The provision of finance to the poor through group lending has evolved enormously over the years following the successful implementation by the Grameen Bank in Bangladesh and the BancoSol in Bolivia. Various microfinance institutions in Swaziland also adopted this model and achieved varying results. Imbita Swaziland Women’s Finance Trust Fund is the only microfinance institution that has continuously embraced this model whilst others closed down or migrated to individual lending. This paper uses Imbita as the focal organisation for the study in order to understand the adoption of group lending in Swaziland. The core objectives of the paper were to evaluate Imbita’s experience in applying this model, understanding the characteristics of the groups they lend to and how the groups manage loan repayment.
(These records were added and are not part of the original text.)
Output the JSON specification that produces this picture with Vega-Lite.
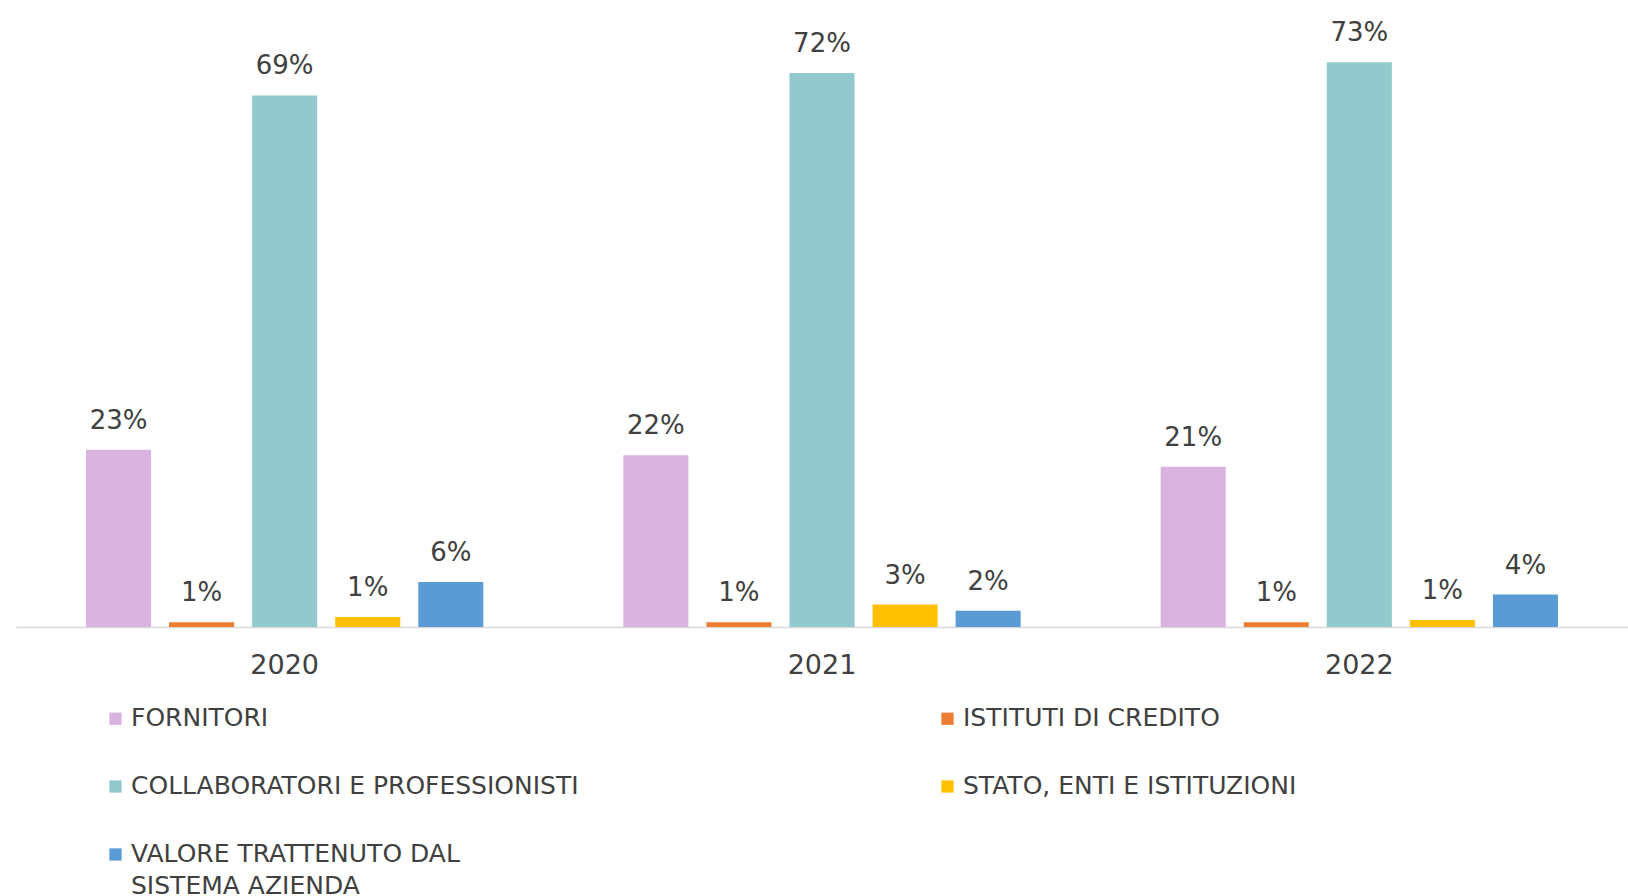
{
  "$schema": "https://vega.github.io/schema/vega-lite/v6.json",
  "width": 1612,
  "height": 619,
  "autosize": {"type": "none"},
  "padding": {"left": 16, "top": 8, "right": 0, "bottom": 269},
  "background": "white",
  "config": {"view": {"stroke": null}, "font": "DejaVu Sans"},
  "data": {
    "values": [
      {"anno": "2020", "categoria": "FORNITORI", "valore": 0.229},
      {"anno": "2020", "categoria": "ISTITUTI DI CREDITO", "valore": 0.006},
      {"anno": "2020", "categoria": "COLLABORATORI E PROFESSIONISTI", "valore": 0.687},
      {"anno": "2020", "categoria": "STATO, ENTI E ISTITUZIONI", "valore": 0.013},
      {"anno": "2020", "categoria": "VALORE TRATTENUTO DAL SISTEMA AZIENDA", "valore": 0.058},
      {"anno": "2021", "categoria": "FORNITORI", "valore": 0.222},
      {"anno": "2021", "categoria": "ISTITUTI DI CREDITO", "valore": 0.006},
      {"anno": "2021", "categoria": "COLLABORATORI E PROFESSIONISTI", "valore": 0.716},
      {"anno": "2021", "categoria": "STATO, ENTI E ISTITUZIONI", "valore": 0.029},
      {"anno": "2021", "categoria": "VALORE TRATTENUTO DAL SISTEMA AZIENDA", "valore": 0.021},
      {"anno": "2022", "categoria": "FORNITORI", "valore": 0.207},
      {"anno": "2022", "categoria": "ISTITUTI DI CREDITO", "valore": 0.006},
      {"anno": "2022", "categoria": "COLLABORATORI E PROFESSIONISTI", "valore": 0.73},
      {"anno": "2022", "categoria": "STATO, ENTI E ISTITUZIONI", "valore": 0.009},
      {"anno": "2022", "categoria": "VALORE TRATTENUTO DAL SISTEMA AZIENDA", "valore": 0.042}
    ]
  },
  "encoding": {
    "x": {
      "field": "anno", "type": "nominal",
      "scale": {"paddingInner": 0, "paddingOuter": 0},
      "axis": {"title": null, "labelAngle": 0, "ticks": false, "domainColor": "#D9D9D9", "domainWidth": 1.5, "labelFontSize": 27, "labelColor": "#404040", "labelPadding": 25}
    },
    "xOffset": {
      "field": "categoria", "type": "nominal",
      "sort": ["FORNITORI", "ISTITUTI DI CREDITO", "COLLABORATORI E PROFESSIONISTI", "STATO, ENTI E ISTITUZIONI", "VALORE TRATTENUTO DAL SISTEMA AZIENDA"],
      "scale": {"paddingInner": 0.217, "paddingOuter": 0.843}
    },
    "y": {"field": "valore", "type": "quantitative", "scale": {"domain": [0, 0.8]}, "axis": null}
  },
  "layer": [
    {
      "mark": {"type": "bar"},
      "encoding": {
        "color": {
          "field": "categoria", "type": "nominal",
          "scale": {
            "domain": ["FORNITORI", "ISTITUTI DI CREDITO", "COLLABORATORI E PROFESSIONISTI", "STATO, ENTI E ISTITUZIONI", "VALORE TRATTENUTO DAL SISTEMA AZIENDA"],
            "range": ["#D9B3E0", "#ED7D31", "#92C9CD", "#FFC000", "#5B9BD5"]
          },
          "legend": {
            "orient": "none", "legendX": 87, "legendY": 698, "columns": 2, "direction": "horizontal", "title": null,
            "symbolType": "square", "symbolSize": 150, "symbolStrokeWidth": 0,
            "labelFontSize": 25, "labelColor": "#404040", "labelOffset": 3, "labelBaseline": "top",
            "rowPadding": 42, "columnPadding": 356, "labelLimit": 0,
            "labelExpr": "datum.label == 'VALORE TRATTENUTO DAL SISTEMA AZIENDA' ? ['VALORE TRATTENUTO DAL', 'SISTEMA AZIENDA'] : datum.label",
            "encode": {"labels": {"update": {"dy": {"value": -13}, "lineHeight": {"value": 32}}}}
          }
        }
      }
    },
    {
      "mark": {"type": "text", "dy": -29, "fontSize": 26, "color": "#404040", "baseline": "middle"},
      "encoding": {"text": {"field": "valore", "type": "quantitative", "format": ".0%"}}
    }
  ]
}
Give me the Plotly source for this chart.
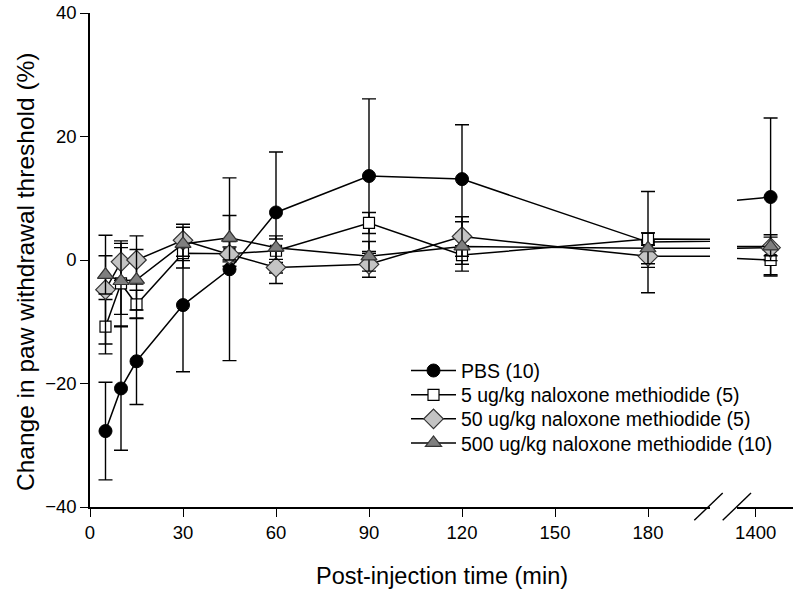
import plotly.graph_objects as go

# ---------------- data ----------------
times = [5, 10, 15, 30, 45, 60, 90, 120, 180, 1440]

pbs = [-27.7, -20.8, -16.4, -7.3, -1.5, 7.7, 13.6, 13.1, 2.9, 10.2]
pbs_err = [7.9, 10.0, 7.0, 10.8, 14.8, 9.8, 12.5, 8.8, 8.2, 12.8]

nal5 = [-10.8, -3.8, -7.2, 1.1, 1.0, 1.5, 6.0, 0.8, 3.4, 0.0]
nal5_err = [4.4, 6.9, 2.3, 2.4, 2.0, 1.9, 1.7, 1.5, 1.0, 2.4]

nal50 = [-4.8, -0.3, 0.0, 3.2, 0.9, -1.2, -0.7, 3.8, 0.6, 2.0]
nal50_err = [8.8, 3.0, 3.9, 2.6, 1.2, 2.6, 2.1, 3.2, 1.8, 2.1]

nal500 = [-2.4, -3.4, -3.2, 2.6, 3.6, 2.0, 0.6, 2.2, 1.9, 2.2]
nal500_err = [3.1, 5.4, 4.9, 2.7, 3.6, 1.9, 2.4, 4.0, 2.5, 1.5]

names = ["PBS (10)", "5 ug/kg naloxone methiodide (5)",
         "50 ug/kg naloxone methiodide (5)", "500 ug/kg naloxone methiodide (10)"]

left_ticks = [0, 30, 60, 90, 120, 150, 180]
right_ticks = [1400]
y_ticks = [-40, -20, 0, 20, 40]

# ---------------- layout geometry ----------------
# body margin is removed (post_script), so figure pixels == screen pixels
W, H = 800, 594
# target screen positions of the plot area
S_LEFT, S_RIGHT, S_TOP, S_BOTTOM = 90, 793, 13.3, 506.7
ML = S_LEFT
MR = W - S_RIGHT
MT = S_TOP
MB = H - S_BOTTOM
PW = W - ML - MR
PH = H - MT - MB


def px(xs):
    """screen x pixel -> paper x"""
    return (xs - S_LEFT) / PW


def py(ys):
    """screen y pixel -> paper y"""
    return (S_BOTTOM - ys) / PH


series = [
    (pbs, pbs_err, dict(symbol="circle", size=13, color="black",
                        line=dict(color="black", width=1))),
    (nal5, nal5_err, dict(symbol="square", size=11, color="white",
                          line=dict(color="black", width=1.2))),
    (nal50, nal50_err, dict(symbol="diamond", size=15, color="#c4c4c4",
                            line=dict(color="#333333", width=1.2))),
    (nal500, nal500_err, dict(symbol="triangle-up", size=14, color="#7f7f7f",
                              line=dict(color="#333333", width=1.2))),
]
legend_ids = ["legend", "legend2", "legend3", "legend4"]
legend_rows = [370.7, 395, 419, 443]

fig = go.Figure()
for xa, show in (("x", True), ("x2", False)):
    for (vals, errs, mk), nm, lg in zip(series, names, legend_ids):
        fig.add_trace(go.Scatter(
            x=times, y=vals, name=nm, mode="lines+markers",
            xaxis=xa, yaxis="y", showlegend=show, legend=lg,
            line=dict(color="black", width=1.5),
            marker=mk,
            error_y=dict(type="data", array=errs, visible=True,
                         color="black", thickness=1.4, width=7),
        ))

font_family = "Liberation Sans, Arial, sans-serif"

legend_style = dict(xanchor="left", yanchor="middle",
                    font=dict(size=19.5, family=font_family),
                    bgcolor="rgba(0,0,0,0)", itemwidth=45)

axis_common = dict(showline=True, linecolor="black", linewidth=1.5,
                   ticks="outside", ticklen=8, tickwidth=1.3, tickcolor="black",
                   showgrid=False, zeroline=False, automargin=False,
                   ticklabeloverflow="allow", tickfont=dict(size=18.5))

fig.update_layout(
    width=W, height=H,
    margin=dict(l=ML, r=MR, t=MT, b=MB, autoexpand=False),
    paper_bgcolor="white", plot_bgcolor="white",
    font=dict(family=font_family, color="black"),
    showlegend=True,
    hovermode=False,
    xaxis=dict(domain=[0, px(710)], range=[0, 200], tickvals=left_ticks,
               anchor="y", **axis_common),
    xaxis2=dict(domain=[px(737), 1], range=[1350, 1500], tickvals=right_ticks,
                anchor="y", **axis_common),
    yaxis=dict(range=[-40, 40], tickvals=y_ticks, anchor="x", **axis_common),
)
for lg, row in zip(legend_ids, legend_rows):
    fig.update_layout({lg: dict(x=px(406), y=py(row), **legend_style)})

# axis titles as annotations
fig.add_annotation(text="Post-injection time (min)", xref="paper", yref="paper",
                   x=px(442), y=py(576), showarrow=False,
                   font=dict(size=23.5, family=font_family),
                   xanchor="center", yanchor="middle")
fig.add_annotation(text="Change in paw withdrawal threshold (%)", xref="paper",
                   yref="paper", x=px(25), y=py(272), textangle=-90,
                   showarrow=False, font=dict(size=24.5, family=font_family),
                   xanchor="center", yanchor="middle")

# axis break slashes
for (x0, y0, x1, y1) in [(694.3, 520, 722.7, 492.7), (722.7, 520, 751, 492.7)]:
    fig.add_shape(type="line", xref="paper", yref="paper",
                  x0=px(x0), y0=py(y0), x1=px(x1), y1=py(y1),
                  line=dict(color="black", width=1.4))

fig.write_html("out.html",
               config={"displayModeBar": False},
               post_script="document.body.style.margin='0px';"
                           "document.body.style.overflow='hidden';")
Data collected from the groups suggests that Imbita has relatively succeeded in applying group lending as evidenced by the high performance of group loans compared to individual loans. This success is attributed to close monitoring of the groups and peer selection at the group formation stage. The success is coupled with a few challenges which include inaccessibility of groups, capital limitations within the organisation and non repayment of loans. A majority of the groups comprised family members, aged between 26-45 years and are involved in informal business activities. The high presence of family members in the groups negatively affects the repayment performance of a group. Groups that had known each other for a longer period (11 years and above) prior to group formation perform better in loan repayment compared to those who have known each other for a shorter period (6-10 years). Groups still struggle with ensuring repayment of loans on time by members hence they always apply pressure on members to repay. However they still maintain the joint liability obligation by paying loans on behalf of members who need help in paying their loans. However, some groups have faced dissolution and were reformed as a result of non-payment. The application of group lending still requires design and implementation improvements. Some of the design improvements include ensuring homogeneity within the groups, reducing the sizes of groups, aligning repayment periods with the nature of each particular business and collecting sufficient information on borrowers. The high presence of family members within groups needs to be discouraged to improve loan repayment performance.